Съездили мы тогда и в литовские Друскеники, которые много лет были отдохновением для гродненцев, как Версаль для парижан. Вся атмосфера этого курортного городка, особенно его старинные парки, пропахшие душистым ароматом кофе, кафетерии и пленительный своей скромностью музейчик Чюрлениса развеивали грусть и умиротворяли. (Коньяк в кафе еще был тот, который пахнул клопами, — отличный армянский коньяк.)
Неман в Друскениках показался не очень красивым, и я предложил Лазарю поближе познакомиться с Неманом по возращении в Гродно, где он лучше. Лазарь был неравнодушен к водной стихии, когда-то учился на моряка, воевал в пехоте, а на хлеб зарабатывал литературой. Такая же пестрая, крученая судьба, что и у меня. Но, очевидно, такой она была у всего нашего расстрелянного войной поколения.
Утром поплыли от гродненских мостов вниз по течению — к Пышкам, мимо Меловых гор, Лососянки и дальше до устья Черной Ганьчи. У меня тогда был небольшой моторный катерок марки «Прогресс», на котором я объездил все окрестности вверх и вниз по реке. И теперь с гордостью старожила показывал гостю то, что много раз видел, и восхищался, как и он. Тарахтел на малых оборотах моторчик, мимо проплывали сосновые боры и пойменные луга, песчаные косы и заросшие камышом старицы. Удивленно смотрели на нас с берега неподвижные цапли, а за бортом всплескивали тяжелые рыбины. Вокруг не было ни души. Мы выбрали удобный травянистый бережок, причалили и стали жарить шашлык.

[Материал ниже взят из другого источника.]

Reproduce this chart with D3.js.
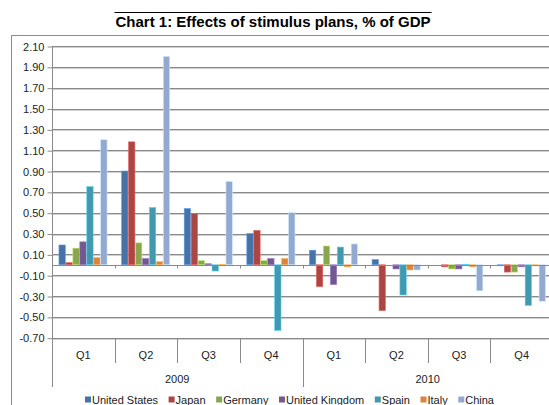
<!DOCTYPE html>
<html>
<head>
<meta charset="utf-8">
<script src="https://cdn.jsdelivr.net/npm/d3@7"></script>
<style>
  html, body { margin: 0; padding: 0; background: #fff; }
  svg { display: block; }
</style>
</head>
<body>
<svg id="chart" width="549" height="405"></svg>
<script>
// Quarterly effect of stimulus plans, % of GDP
const years = ["2009", "2010"];
const quarters = ["Q1", "Q2", "Q3", "Q4"];
const series = ["United States", "Japan", "Germany", "United Kingdom", "Spain", "Italy", "China"];
const colors = ["#4572A7", "#AA4643", "#89A54E", "#71588F", "#4198AF", "#DB843D", "#93A9CF"];

// One array per country, 8 quarters: 2009 Q1..Q4, 2010 Q1..Q4
const unitedStates  = [0.19, 0.90, 0.54, 0.30, 0.14, 0.05, 0.00, -0.01];
const japan         = [0.02, 1.18, 0.49, 0.33, -0.21, -0.44, -0.02, -0.07];
const germany       = [0.16, 0.21, 0.04, 0.04, 0.18, 0.00, -0.04, -0.07];
const unitedKingdom = [0.22, 0.06, 0.01, 0.06, -0.19, -0.04, -0.04, -0.02];
const spain         = [0.75, 0.55, -0.06, -0.63, 0.17, -0.29, 0.005, -0.39];
const italy         = [0.07, 0.03, 0.005, 0.06, -0.02, -0.05, -0.02, -0.01];
const china         = [1.20, 2.00, 0.80, 0.50, 0.20, -0.05, -0.25, -0.35];

const yTicks = [2.10, 1.90, 1.70, 1.50, 1.30, 1.10, 0.90, 0.70, 0.50, 0.30, 0.10, -0.10, -0.30, -0.50, -0.70];
const yMin = -0.70, yMax = 2.10;

const values = [unitedStates, japan, germany, unitedKingdom, spain, italy, china];
const periods = [];
years.forEach(y => quarters.forEach(q => periods.push({ year: y, quarter: q, key: y + " " + q })));

const svg = d3.select("#chart");
const font = "'Liberation Sans', Arial, sans-serif";

// Outer chart frame
svg.append("rect")
  .attr("x", 11.5).attr("y", 35.5)
  .attr("width", 600).attr("height", 400)
  .attr("fill", "none").attr("stroke", "#8c8c8c");

// Title with rule above
const title = svg.append("text")
  .attr("x", 273).attr("y", 26.5)
  .attr("text-anchor", "middle")
  .attr("font-family", "'Liberation Sans Narrow', 'Arial Narrow', sans-serif")
  .attr("font-weight", "bold")
  .attr("font-size", 15)
  .attr("fill", "#000")
  .text("Chart 1: Effects of stimulus plans, % of GDP");
const tw = title.node().getComputedTextLength();
svg.append("line")
  .attr("x1", 273 - tw / 2 - 1).attr("x2", 273 + tw / 2 + 1)
  .attr("y1", 12.5).attr("y2", 12.5)
  .attr("stroke", "#000").attr("stroke-width", 1);

const plotLeft = 52, plotRight = 553, plotTop = 46, plotBottom = 337.7;

const y = d3.scaleLinear().domain([yMin, yMax]).range([plotBottom, plotTop]);
const x0 = d3.scaleBand().domain(periods.map(p => p.key)).range([plotLeft, plotRight]).padding(0);
const bw = x0.bandwidth();
const x1 = d3.scaleBand().domain(series).range([bw / 9, bw * 8 / 9]).padding(0);

// Horizontal gridlines
const grid = svg.append("g");
yTicks.forEach(t => {
  const yy = Math.round(y(t));
  grid.append("line")
    .attr("x1", plotLeft).attr("x2", plotRight)
    .attr("y1", yy + 1.5).attr("y2", yy + 1.5)
    .attr("stroke", "#cfcfcf").attr("stroke-width", 1);
  grid.append("line")
    .attr("x1", plotLeft).attr("x2", plotRight)
    .attr("y1", yy + 0.5).attr("y2", yy + 0.5)
    .attr("stroke", "#8a8a8a").attr("stroke-width", 1);
});

// Value axis (hyphen-minus for negatives)
const fmt = d3.format(".2f");
const yAxis = d3.axisLeft(y).tickValues(yTicks)
  .tickFormat(d => fmt(d).replace("\u2212", "-"))
  .tickSize(5).tickPadding(3);
const yG = svg.append("g").attr("transform", `translate(${plotLeft + 0.5},0.5)`).call(yAxis);
yG.select(".domain").remove();
yG.selectAll(".tick line").attr("stroke", "#8a8a8a");
yG.selectAll(".tick text").attr("font-family", font).attr("font-size", 11).attr("fill", "#222");
svg.append("line")
  .attr("x1", plotLeft + 0.5).attr("x2", plotLeft + 0.5)
  .attr("y1", plotTop).attr("y2", 387)
  .attr("stroke", "#8a8a8a");

// Bars
const groups = svg.append("g").selectAll("g")
  .data(periods)
  .join("g")
  .attr("transform", p => `translate(${x0(p.key)},0)`);

groups.selectAll("rect")
  .data((p, i) => series.map((s, k) => ({ s, k, v: values[k][i] })))
  .join("rect")
  .attr("x", d => x1(d.s))
  .attr("width", x1.bandwidth() - 0.6)
  .attr("y", d => Math.min(y(d.v), y(0)))
  .attr("height", d => Math.abs(y(d.v) - y(0)))
  .attr("fill", d => colors[d.k])
  .attr("stroke", d => d3.color(colors[d.k]).brighter(0.9))
  .attr("stroke-width", 0.6);

// Zero baseline with small group ticks
const zeroY = Math.round(y(0)) + 0.5;
svg.append("line")
  .attr("x1", plotLeft).attr("x2", plotRight)
  .attr("y1", zeroY).attr("y2", zeroY)
  .attr("stroke", "#8a8a8a");
periods.forEach(p => {
  const xx = Math.round(x0(p.key)) + 0.5;
  svg.append("line")
    .attr("x1", xx).attr("x2", xx)
    .attr("y1", zeroY).attr("y2", zeroY + 3)
    .attr("stroke", "#8a8a8a");
});

// Category axis: quarter and year labels with separators
const catAxis = svg.append("g");
const bottom = Math.round(plotBottom);
periods.forEach((p, i) => {
  const xx = Math.round(x0(p.key)) + 0.5;
  const isYearStart = p.quarter === "Q1";
  catAxis.append("line")
    .attr("x1", xx).attr("x2", xx)
    .attr("y1", bottom).attr("y2", isYearStart ? 387 : 363)
    .attr("stroke", "#8a8a8a");
  catAxis.append("text")
    .attr("x", x0(p.key) + bw / 2).attr("y", 359)
    .attr("text-anchor", "middle")
    .attr("font-family", font).attr("font-size", 11).attr("fill", "#222")
    .text(p.quarter);
});
years.forEach(yr => {
  const keys = periods.filter(p => p.year === yr).map(p => p.key);
  const xa = x0(keys[0]), xb = x0(keys[keys.length - 1]) + bw;
  catAxis.append("text")
    .attr("x", (xa + xb) / 2).attr("y", 383)
    .attr("text-anchor", "middle")
    .attr("font-family", font).attr("font-size", 11).attr("fill", "#222")
    .text(yr);
});

// Legend
const legend = svg.append("g");
const items = series.map((s, k) => {
  const g = legend.append("g");
  g.append("rect").attr("width", 6).attr("height", 6).attr("y", -7).attr("fill", colors[k]);
  const t = g.append("text").attr("x", 7).attr("y", 0)
    .attr("font-family", font).attr("font-size", 11).attr("fill", "#222")
    .text(s);
  return { g, w: 7 + t.node().getComputedTextLength() };
});
const legStart = 85, legEnd = 494;
const totalW = d3.sum(items, d => d.w);
const gap = (legEnd - legStart - totalW) / (items.length - 1);
let lx = legStart;
items.forEach(it => {
  it.g.attr("transform", `translate(${lx},403.5)`);
  lx += it.w + gap;
});
</script>
</body>
</html>
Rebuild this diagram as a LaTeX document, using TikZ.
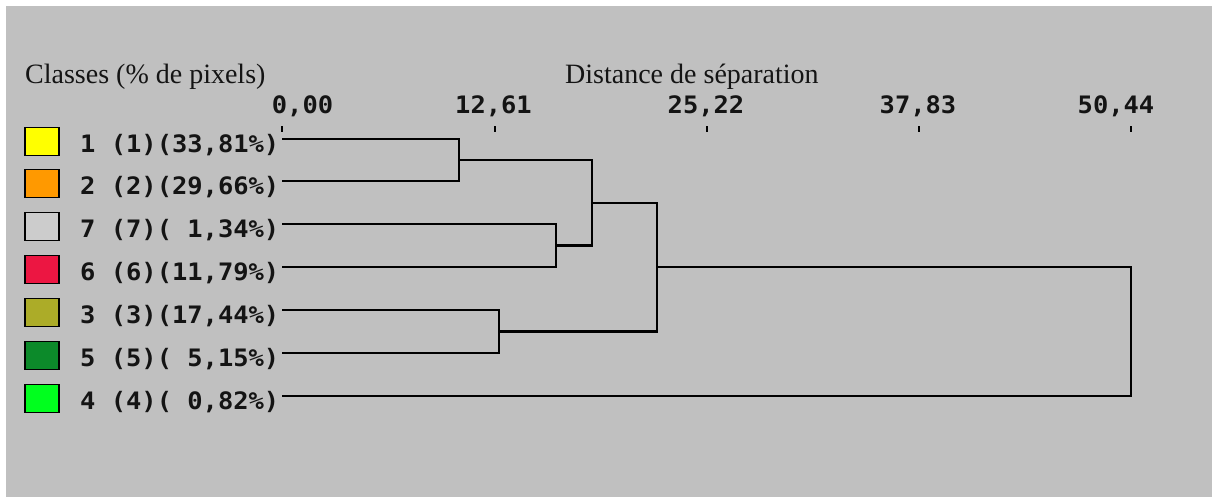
\documentclass[tikz,border=0pt]{standalone}
\usepackage{fontspec}
\setmainfont{Liberation Serif}
\newfontfamily\pixmono[FakeStretch=1.06]{DejaVu Sans Mono}
\definecolor{panel}{RGB}{192,192,192}
\definecolor{ink}{RGB}{20,20,20}
\definecolor{cyellow}{RGB}{255,255,0}
\definecolor{corange}{RGB}{255,153,0}
\definecolor{cpale}{RGB}{204,204,204}
\definecolor{cred}{RGB}{236,22,66}
\definecolor{colive}{RGB}{172,172,40}
\definecolor{cdkgreen}{RGB}{12,138,42}
\definecolor{cgreen}{RGB}{0,255,30}
\begin{document}
\begin{tikzpicture}[x=1pt,y=-1pt,
  title/.style={font=\fontsize{28}{28}\selectfont, text=ink, inner sep=0, anchor=base west},
  monotext/.style={font=\pixmono\bfseries\fontsize{24}{24}\selectfont, text=ink, inner sep=0},
  leaflabel/.style={monotext, anchor=base east},
  ticklabel/.style={monotext, anchor=base},
  swatch/.style={draw=black, line width=1.8pt, minimum width=34pt, minimum height=28pt, inner sep=0},
  link/.style={draw=black, line width=2.2pt},
  tickmark/.style={draw=black, line width=1.6pt}]
\useasboundingbox (0,0) rectangle (1212,499);
\fill[white] (0,0) rectangle (1212,499);
\fill[panel] (6,6) rectangle (1212,497);

% titles
\node[title] (ttl) at (25,83) {Classes (\% de pixels)};
\node[title] (dst) at (565,83) {Distance de séparation};

% axis ticks and labels
\foreach \x/\lx/\t [count=\i] in {282/302.5/{0,00},495/493.5/{12,61},707/706/{25,22},919/918/{37,83},1131/1116/{50,44}}{
  \node[ticklabel] (tl\i) at (\lx,113) {\t};
  \coordinate (ta\i) at (\x,126);
  \coordinate (tb\i) at (\x,132);
  \draw[tickmark] (ta\i) -- (tb\i);
}

% leaves
\foreach \y/\col/\txt [count=\i] in {
  139/cyellow/{1 (1)(33,81\%)},
  181/corange/{2 (2)(29,66\%)},
  224/cpale/{7 (7)( 1,34\%)},
  267/cred/{6 (6)(11,79\%)},
  310/colive/{3 (3)(17,44\%)},
  353/cdkgreen/{5 (5)( 5,15\%)},
  396/cgreen/{4 (4)( 0,82\%)}}{
  \node[swatch, fill=\col] (sw\i) at (42,\y+2.5) {};
  \node[leaflabel] (lb\i) at (279.5,\y+13) {\txt};
  \coordinate (leaf\i) at (282,\y);
}

% merge points
\coordinate (c12) at (459,160);
\coordinate (c76) at (556,245.5);
\coordinate (c35) at (499,331.5);
\coordinate (c1276) at (592,202.75);
\coordinate (cA) at (657,267);
\coordinate (croot) at (1131,331.5);

\draw[link] (leaf1) -| (c12) |- (leaf2);
\draw[link] (leaf3) -| (c76) |- (leaf4);
\draw[link] (leaf5) -| (c35) |- (leaf6);
\draw[link] (c12) -| (c1276) |- (c76);
\draw[link] (c1276) -| (cA) |- (c35);
\draw[link] (cA) -| (croot) |- (leaf7);
\end{tikzpicture}
\end{document}
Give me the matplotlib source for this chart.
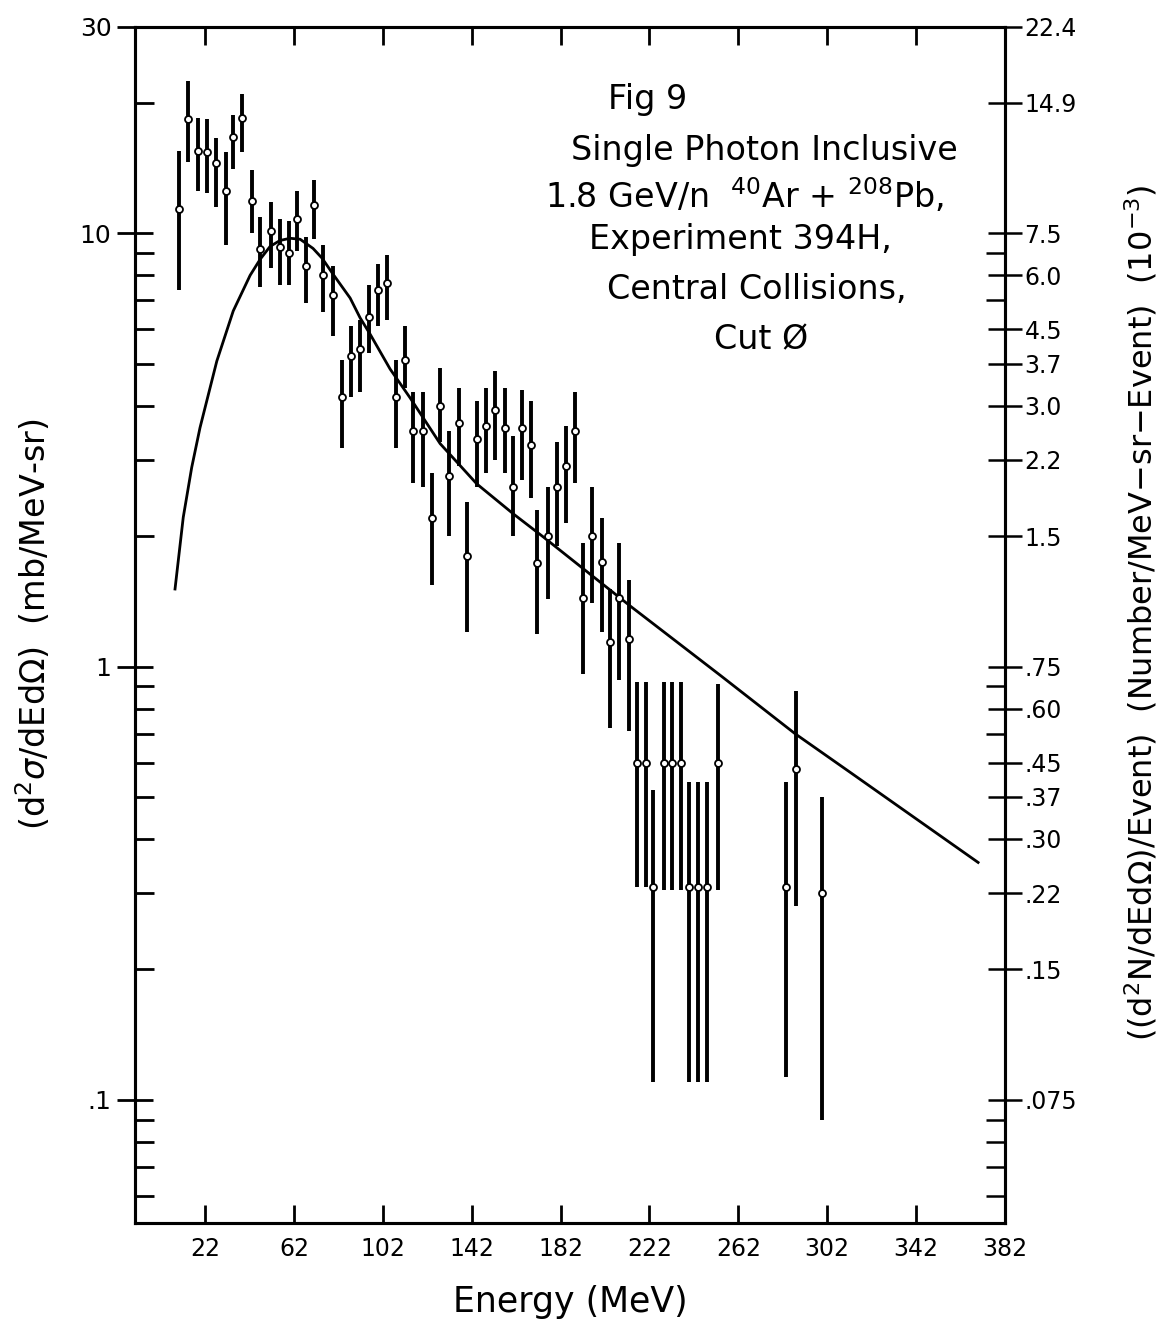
import numpy as np
import matplotlib
matplotlib.use("Agg")
import matplotlib.pyplot as plt
from matplotlib.ticker import FixedLocator, LogLocator, NullFormatter

plt.rcParams.update({"font.family": ["DejaVu Sans"], "font.size": 15})

# measured points: energy (MeV), d2sigma/dEdOmega (mb/MeV-sr), bar bottom, bar top
energy = [10.4, 14.5, 19.0, 22.8, 27.0, 31.5, 34.5, 38.5, 43.0, 46.8,
          51.6, 55.8, 59.7, 63.3, 67.5, 71.2, 75.0, 79.5, 83.5, 87.7,
          91.8, 96.0, 100.0, 104.0, 107.8, 112.2, 115.8, 120.2, 124.0, 127.9,
          131.8, 136.4, 140.1, 144.3, 148.4, 152.5, 156.9, 160.6, 164.8, 168.6,
          171.6, 176.2, 180.3, 184.5, 188.5, 192.3, 196.3, 200.5, 204.3, 208.3,
          212.8, 216.3, 220.5, 223.8, 228.6, 232.0, 236.2, 240.0, 244.0, 247.8,
          252.7, 283.3, 287.8, 299.5]
sigma = [11.4, 18.4, 15.5, 15.4, 14.5, 12.5, 16.7, 18.5, 11.9, 9.2,
         10.1, 9.3, 9.0, 10.8, 8.4, 11.6, 8.0, 7.2, 4.2, 5.2,
         5.4, 6.4, 7.4, 7.7, 4.2, 5.1, 3.5, 3.5, 2.2, 4.0,
         2.75, 3.65, 1.8, 3.35, 3.6, 3.9, 3.55, 2.6, 3.55, 3.25,
         1.73, 2.0, 2.6, 2.9, 3.5, 1.44, 2.0, 1.74, 1.14, 1.44,
         1.16, 0.60, 0.60, 0.31, 0.60, 0.60, 0.60, 0.31, 0.31, 0.31,
         0.60, 0.31, 0.58, 0.30]
sig_lo = [7.4, 14.6, 12.5, 12.4, 11.5, 9.4, 14.1, 15.4, 10.0, 7.5,
          8.3, 7.6, 7.6, 9.1, 6.9, 9.7, 6.6, 5.8, 3.2, 4.2,
          4.3, 5.3, 6.1, 6.3, 3.2, 4.4, 2.65, 2.6, 1.54, 3.3,
          2.0, 2.9, 1.2, 2.6, 2.8, 3.0, 2.8, 2.0, 2.7, 2.45,
          1.19, 1.43, 1.9, 2.15, 2.65, 0.96, 1.4, 1.2, 0.72, 0.93,
          0.71, 0.31, 0.31, 0.11, 0.305, 0.305, 0.305, 0.11, 0.11, 0.11,
          0.305, 0.113, 0.28, 0.09]
sig_hi = [15.5, 22.5, 18.5, 18.4, 16.6, 15.4, 18.8, 21.0, 14.0, 10.9,
          11.8, 10.8, 10.7, 12.5, 9.8, 13.3, 9.4, 8.4, 5.1, 6.1,
          6.3, 7.6, 8.5, 8.9, 5.1, 6.1, 4.3, 4.3, 2.8, 4.9,
          3.5, 4.4, 2.4, 4.1, 4.4, 4.8, 4.4, 3.4, 4.35, 4.1,
          2.3, 2.6, 3.3, 3.6, 4.3, 1.93, 2.6, 2.2, 1.51, 1.93,
          1.58, 0.92, 0.92, 0.52, 0.92, 0.92, 0.92, 0.54, 0.54, 0.54,
          0.91, 0.54, 0.88, 0.50]

# hand-drawn fit curve
fit_e = [8.5, 12.2, 16.0, 19.75, 27.3, 34.7, 42.3, 46.8, 51.3, 55.8, 60.3, 64.8,
         70.6, 74.7, 79.6, 87.3, 91.8, 96.3, 105.3, 114.3, 127.8, 144.3,
         160.8, 174.3, 213.3, 253.8, 287.5, 312.3, 369.9]
fit_s = [1.51, 2.21, 2.88, 3.56, 5.07, 6.62, 8.0, 8.71, 9.33, 9.63, 9.74, 9.69,
         9.23, 8.76, 8.05, 7.09, 6.38, 5.85, 4.86, 4.17, 3.27, 2.64,
         2.25, 1.99, 1.38, 0.955, 0.70, 0.57, 0.353]

x_ticks = [22, 62, 102, 142, 182, 222, 262, 302, 342, 382]
left_ticks = [30, 10, 1, 0.1]
left_labels = ["30", "10", "1", ".1"]
right_at = [30, 20, 10, 8, 6, 5, 4, 3, 2, 1, 0.8, 0.6, 0.5, 0.4, 0.3, 0.2, 0.1]
right_labels = ["22.4", "14.9", "7.5", "6.0", "4.5", "3.7", "3.0", "2.2", "1.5",
                ".75", ".60", ".45", ".37", ".30", ".22", ".15", ".075"]
note_lines = ["Fig 9", "Single Photon Inclusive",
              r"1.8 GeV/n  $^{40}$Ar + $^{208}$Pb,",
              "Experiment 394H,", "Central Collisions,", "Cut Ø"]

fig = plt.figure(figsize=(11.64, 13.32), dpi=100)
ax = fig.add_axes([0.116, 0.082, 0.7474, 0.898])
ax.set_yscale("log")
ax.set_xlim(-9.5, 382)
ax.set_ylim(0.052, 30)

e = np.array(energy); s = np.array(sigma)
yerr = [s - np.array(sig_lo), np.array(sig_hi) - s]
ax.errorbar(e, s, yerr=yerr, fmt="o", ms=5, mfc="white", mec="black", mew=1.3,
            ecolor="black", elinewidth=2.8, capsize=0, zorder=3)
ax.plot(fit_e, fit_s, "-", color="black", lw=2.0, zorder=2)

for sp in ax.spines.values():
    sp.set_linewidth(2.2)

ax.xaxis.set_major_locator(FixedLocator(x_ticks))
ax.set_xticklabels([str(t) for t in x_ticks])
ax.tick_params(axis="x", which="major", direction="in", length=13, width=2,
               top=True, pad=10, labelsize=17)
ax.yaxis.set_major_locator(FixedLocator(left_ticks))
ax.set_yticklabels(left_labels)
ax.yaxis.set_minor_locator(LogLocator(base=10, subs=range(2, 10)))
ax.yaxis.set_minor_formatter(NullFormatter())
ax.tick_params(axis="y", which="major", direction="inout", length=26, width=2,
               labelsize=18, pad=4)
ax.tick_params(axis="y", which="minor", direction="in", length=14, width=2)

axr = ax.twinx()
axr.set_yscale("log")
axr.set_ylim(ax.get_ylim())
axr.yaxis.set_major_locator(FixedLocator(right_at))
axr.set_yticklabels(right_labels)
axr.yaxis.set_minor_locator(LogLocator(base=10, subs=range(2, 10)))
axr.yaxis.set_minor_formatter(NullFormatter())
axr.tick_params(axis="y", which="major", direction="inout", length=24, width=1.8,
                labelsize=17, pad=2)
axr.tick_params(axis="y", which="minor", direction="in", length=14, width=1.8)
for sp in axr.spines.values():
    sp.set_linewidth(2.2)

ax.set_xlabel("Energy (MeV)", fontsize=25)
ax.xaxis.set_label_coords(0.5, -0.052)
ax.set_ylabel(r"(d$^2\sigma$/dEd$\Omega$)  (mb/MeV-sr)", fontsize=24)
ax.yaxis.set_label_coords(-0.094, 0.5)
axr.set_ylabel(r"((d$^2$N/dEd$\Omega$)/Event)  (Number/MeV$-$sr$-$Event)  (10$^{-3}$)",
               fontsize=23)
axr.yaxis.set_label_coords(1.135, 0.51)

ys = [0.925, 0.887, 0.853, 0.820, 0.783, 0.745]
xs = [0.556, 0.657, 0.640, 0.636, 0.650, 0.654]
for txt, x, y in zip(note_lines, xs, ys):
    fig.text(x, y, txt, fontsize=24, ha="center", va="center")

fig.savefig("out.png", dpi=100, facecolor="white")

Пока над плесом расплывался вкусный дымок, говорили о нашей поганой жизни, одинаковой что в Москве, что в Гродно, за которую когда-то проливали кровь. Но мы хоть выжили, а наши товарищи (97 из сотни) давно лежат в братских могилах, разбросанных от Сталинграда до Эльбы. Погибли, так и не узнав, когда окончилась война — и это им особенно обидно.[309] Может, думают, что мы всё еще воюем? Как тот партизан из анекдота, который вышел из леса и спрашивает у деревенского хлопчика: «Где немцы?» Мальчик говорит: «Какие немцы? Война давно кончилась». Партизан в сердцах выругался: «А я всё поезда под откос пускаю!» Вот так же и мы. Война давно кончилась, а мы всё не можем отвязаться от нее — всё пишем о ней и пишем. Может, это для кого-то нужно? «Да, нужно, — говорит Лазарь. — Пока не прошла боль, надо писать». «Да уж сколько лет нет покоя от этой боли!» — восклицаю. «И не будет, — говорит мой друг. — Это наша пожизненная боль». «Мои знания пессимистичны, но моя воля и надежда оптимистичны», — подумалось мне словами Альберта Швейцера.
Поздно вечером по тихой воде возвращались в город. Неман готовился к ночному отдыху, на обоих берегах и вблизи и далече зажигались огни. Это было мое последнее путешествие по Неману, неожиданное прощание с этой милой рекой, с ее скромной красотой, с самой лучшей рекой из всех известных мне рек Европы и Азии.